• What to do
Return each line of the records holding the string "code".
......
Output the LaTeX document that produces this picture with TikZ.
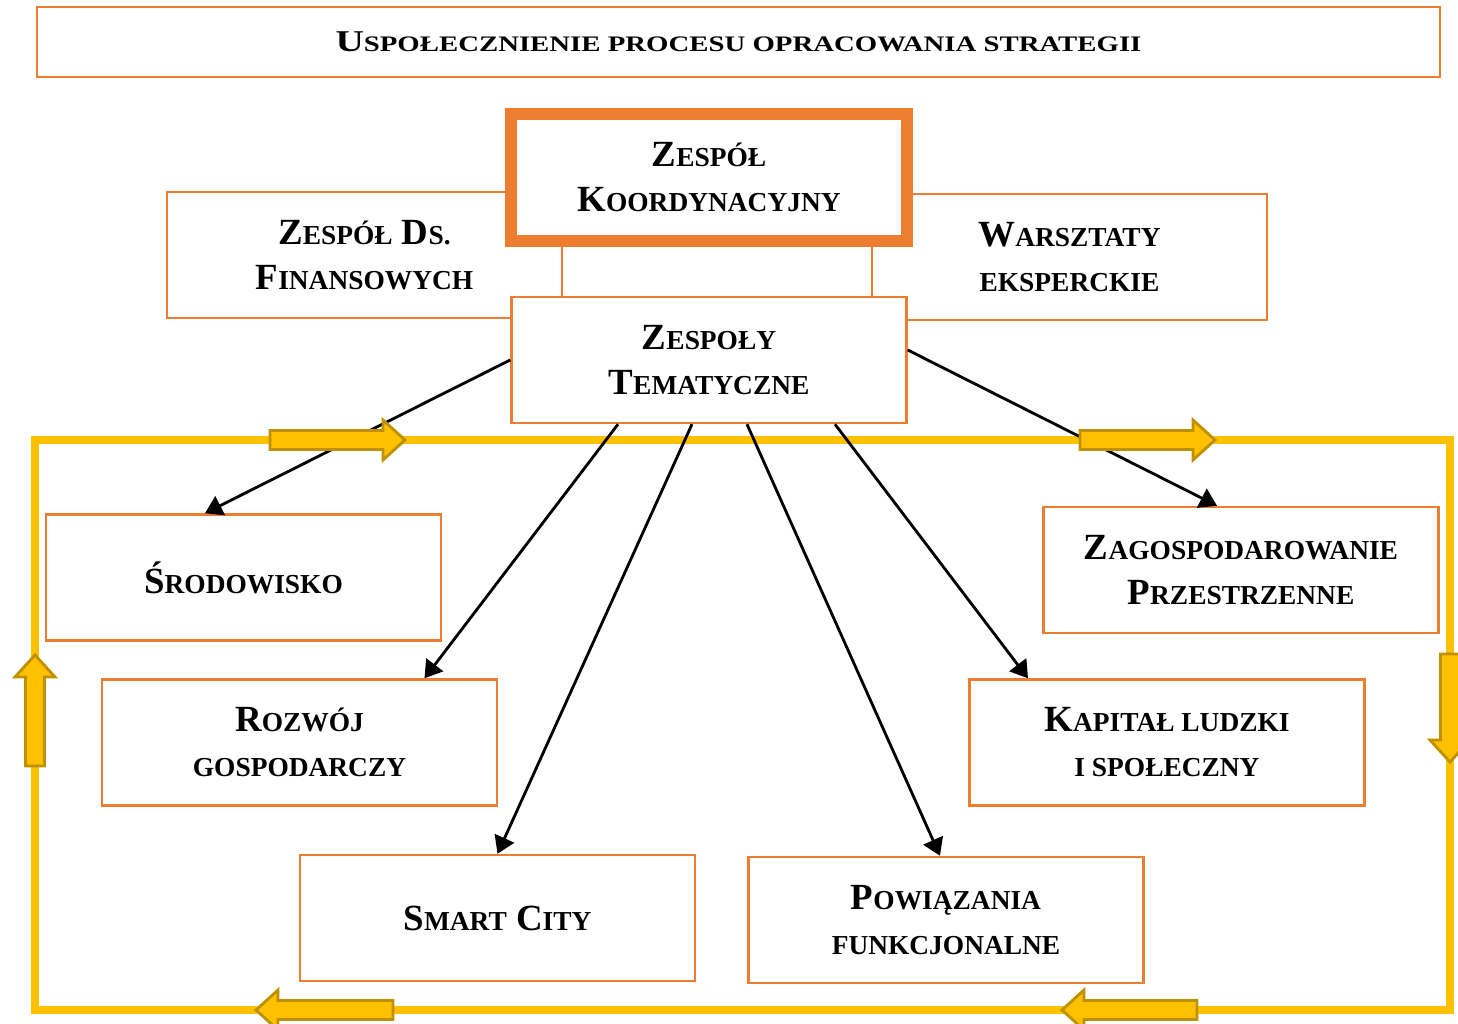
\documentclass[tikz,border=0pt]{standalone}
\usepackage{fontspec}
\setmainfont{Liberation Serif}
\usetikzlibrary{positioning,arrows.meta}
\definecolor{boxorange}{HTML}{ED7D31}
\definecolor{frameyellow}{HTML}{FFC000}
\definecolor{arrowgold}{HTML}{BF9000}
\newcommand{\sm}[1]{{\fontsize{7.8}{12.8}\selectfont #1}}
\newcommand{\tsm}[1]{{\fontsize{6.3}{10}\selectfont #1}}
\tikzset{
  box/.style={draw=boxorange, line width=0.7pt, fill=white, minimum width=39.5mm, minimum height=12.6mm, align=center, inner sep=0pt, font=\bfseries\fontsize{10.5}{12.8}\selectfont},
  link/.style={-{Triangle[length=1.7mm,width=2.1mm]}, line width=0.8pt},
  pics/blockarr/.style={code={
    \draw[line width=0.8pt, draw=arrowgold, fill=frameyellow] (0,0) -- (-22,-20) -- (-22,-9.5) -- (-#1,-9.5) -- (-#1,9.5) -- (-22,9.5) -- (-22,20) -- cycle;
  }}
}

\begin{document}
\begin{tikzpicture}[x=0.1mm, y=-0.1mm]
        \useasboundingbox (0,0) rectangle (1458,1024);
        \node[box, minimum width=140.3mm, minimum height=7mm, font=\bfseries\addfontfeature{FakeStretch=1.3}\fontsize{8.6}{10}\selectfont] (title) at (738.5,42) {U\tsm{SPOŁECZNIENIE PROCESU OPRACOWANIA STRATEGII}};

        \node[box] (fin) at (364.5,255) {Z\sm{ESPÓŁ} D\sm{S.}\\F\sm{INANSOWYCH}};
        \node[box] (warsz) at (1069.5,257) {W\sm{ARSZTATY}\\\sm{EKSPERCKIE}};
        \node[box, line width=3.4pt, minimum width=39.6mm, minimum height=12.7mm] (koord) at (709,177.5) {Z\sm{ESPÓŁ}\\K\sm{OORDYNACYJNY}};
        \node[box] (temat) at (709,360) {Z\sm{ESPOŁY}\\T\sm{EMATYCZNE}};

        \draw[frameyellow, line width=2.3pt] (35,440) rectangle (1450,1010);

        \node[box] (srod) at (243.5,577.5) {Ś\sm{RODOWISKO}};
        \node[box] (zagosp) at (1241,570) {Z\sm{AGOSPODAROWANIE}\\P\sm{RZESTRZENNE}};
        \node[box] (rozwoj) at (299.5,742.5) {R\sm{OZWÓJ}\\\sm{GOSPODARCZY}};
        \node[box] (kapital) at (1167,742.5) {K\sm{APITAŁ LUDZKI}\\\sm{I SPOŁECZNY}};
        \node[box] (smart) at (497.5,918) {S\sm{MART} C\sm{ITY}};
        \node[box] (powiaz) at (946,920) {P\sm{OWIĄZANIA}\\\sm{FUNKCJONALNE}};

        \draw[link] (temat.west) -- ([xshift=-3.85mm]srod.north);
        \draw[link] ([xshift=-9.1mm]temat.south) -- ([xshift=12.5mm]rozwoj.north);
        \draw[link] ([xshift=-1.7mm]temat.south) -- (smart.north);
        \draw[link] ([xshift=3.8mm]temat.south) -- ([xshift=-0.6mm]powiaz.north);
        \draw[link] ([xshift=12.6mm]temat.south) -- ([xshift=-13.9mm]kapital.north);
        \draw[link] ([yshift=1mm]temat.east) -- ([xshift=-2.4mm]zagosp.north);

        \pic at (405,440) {blockarr=135};
        \pic at (1215,440) {blockarr=135};
        \pic[rotate=90] at (35,655) {blockarr=111};
        \pic[rotate=-90] at (1450,762) {blockarr=108};
        \pic[rotate=180] at (256,1010) {blockarr=137};
        \pic[rotate=180] at (1062,1010) {blockarr=135};
\end{tikzpicture}
\end{document}
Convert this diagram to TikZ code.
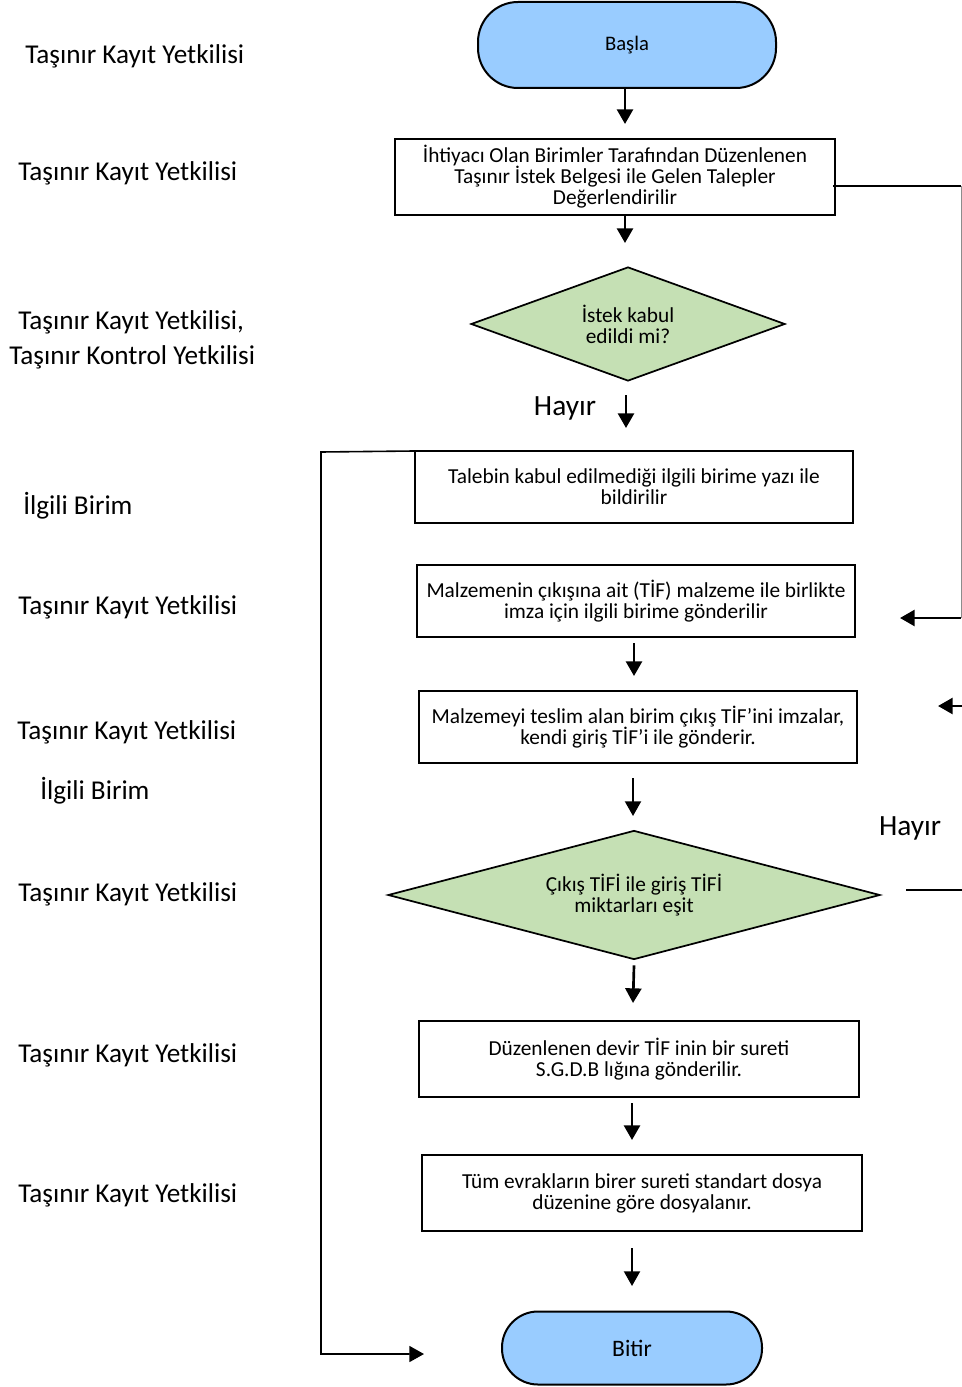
\documentclass[tikz,border=0pt]{standalone}
\usepackage{fontspec}
\setmainfont{Carlito}
\usetikzlibrary{shapes.geometric,arrows.meta}
\definecolor{termblue}{HTML}{99CCFF}
\definecolor{decgreen}{HTML}{C5E0B4}
\tikzset{
  role/.style={anchor=west, inner sep=0pt, font=\fontsize{20.4}{24}\selectfont},
  procbox/.style={draw, line width=1.5pt, fill=white, align=center, inner sep=0pt,
    font=\fontsize{16}{15.75}\selectfont},
  terminal/.style={draw, line width=1.5pt, fill=termblue, rounded corners=30pt, inner sep=0pt},
  decision/.style={diamond, draw, line width=1.3pt, fill=decgreen, align=center, inner sep=0pt,
    font=\fontsize{16}{15.75}\selectfont},
  flow/.style={line width=2pt, -{Triangle[length=11pt,width=12pt]}},
  thinflow/.style={line width=1.5pt, -{Triangle[length=11pt,width=12pt]}},
  note/.style={inner sep=0pt, font=\fontsize{22}{26}\selectfont}
}
\begin{document}
\begin{tikzpicture}[x=0.75pt,y=-0.75pt]
\useasboundingbox (0,0) rectangle (962,1387);

% role column
\node[role] (r1) at (25,56) {Taşınır Kayıt Yetkilisi};
\node[role] (r2) at (18,173) {Taşınır Kayıt Yetkilisi};
\node[role] (r3a) at (18,322) {Taşınır Kayıt Yetkilisi,};
\node[role] (r3b) at (9,357) {Taşınır Kontrol Yetkilisi};
\node[role] (r4) at (23,506) {İlgili Birim};
\node[role] (r5) at (18,607) {Taşınır Kayıt Yetkilisi};
\node[role] (r6) at (17,732) {Taşınır Kayıt Yetkilisi};
\node[role] (r7) at (40,791) {İlgili Birim};
\node[role] (r8) at (18,894) {Taşınır Kayıt Yetkilisi};
\node[role] (r9) at (18,1055) {Taşınır Kayıt Yetkilisi};
\node[role] (r10) at (18,1195) {Taşınır Kayıt Yetkilisi};

% flow shapes
\node[terminal, minimum width=223.5pt, minimum height=64.5pt, font=\fontsize{15.5}{18}\selectfont]
  (start) at (627,45) {Başla};
\node[procbox, minimum width=330pt, minimum height=57pt] (b1) at (615,177)
  {İhtiyacı Olan Birimler Tarafından Düzenlenen\\Taşınır İstek Belgesi ile Gelen Talepler\\Değerlendirilir};
\node[decision, aspect=2.75, minimum width=235.5pt, minimum height=85.5pt] (d1) at (628,324)
  {İstek kabul\\edildi mi?};
\node[procbox, minimum width=328.5pt, minimum height=54pt] (b2) at (634,487)
  {Talebin kabul edilmediği ilgili birime yazı ile\\bildirilir};
\node[procbox, minimum width=328.5pt, minimum height=54pt] (b3) at (636,601)
  {Malzemenin çıkışına ait (TİF) malzeme ile birlikte\\imza için ilgili birime gönderilir};
\node[procbox, minimum width=328.5pt, minimum height=54pt] (b4) at (638,727)
  {Malzemeyi teslim alan birim çıkış TİF’ini imzalar,\\kendi giriş TİF’i ile gönderir.};
\node[decision, aspect=3.81, minimum width=369pt, minimum height=96.75pt] (d2) at (634,895)
  {Çıkış TİFİ ile giriş TİFİ\\miktarları eşit};
\node[procbox, minimum width=330pt, minimum height=57pt] (b5) at (639,1059)
  {Düzenlenen devir TİF inin bir sureti\\S.G.D.B lığına gönderilir.};
\node[procbox, minimum width=330pt, minimum height=57pt] (b6) at (642,1193)
  {Tüm evrakların birer sureti standart dosya\\düzenine göre dosyalanır.};
\node[terminal, minimum width=195pt, minimum height=54.75pt, rounded corners=27pt,
  font=\fontsize{17.7}{20}\selectfont] (stop) at (632,1348) {Bitir};

% labels
\node[note] (h1) at (565,408) {Hayır};
\node[note] (h2) at (910,828) {Hayır};

% free ends of the short connectors
\coordinate (e1) at (625,124);
\coordinate (e2) at (625,243);
\coordinate (s3) at (626,395);
\coordinate (e3) at (626,428);
\coordinate (s4) at (634,643);
\coordinate (e4) at (634,676);
\coordinate (s5) at (633,778);
\coordinate (e5) at (633,816);
\coordinate (e6) at (633,1003);
\coordinate (s7) at (632,1103);
\coordinate (e7) at (632,1140);
\coordinate (s8) at (632,1248);
\coordinate (e8) at (632,1286);
\coordinate (loopL) at (321,452);
\coordinate (loopB) at (321,1354);
\coordinate (loopE) at (424,1354);
\coordinate (rTop) at (961,186);
\coordinate (rBot) at (961,618);
\coordinate (rEnd) at (900,618);
\coordinate (rs2) at (962,706);
\coordinate (re2) at (938,706);
\coordinate (ns) at (906,890);
\coordinate (ne) at (962,890);

% connectors
\draw[flow] (start.south -| e1) -- (e1);
\draw[flow] (b1.south -| e2) -- (e2);
\draw[flow] (s3) -- (e3);
\draw[flow] (s4) -- (e4);
\draw[thinflow] (s5) -- (e5);
\draw[flow] (d2.south) ++(0,5) -- (e6);
\draw[flow] (s7) -- (e7);
\draw[thinflow] (s8) -- (e8);
\draw[line width=1.2pt, -{Triangle[length=11pt,width=12pt]}] (b2.north west) ++(0,1) -- (loopL) -- (loopB) -- (loopE);
\draw[line width=1.8pt] (b1.east |- rTop) ++(-3,0) -- (rTop);
\draw[line width=0.6pt, black!45] (rTop) -- (rBot);
\draw[flow] (rBot) -- (rEnd);
\draw[flow] (rs2) -- (re2);
\draw[line width=1.3pt] (ns) -- (ne);
\end{tikzpicture}
\end{document}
......
• Full response
  pics/blockarr/.style={code={
Convert this diagram to TikZ code.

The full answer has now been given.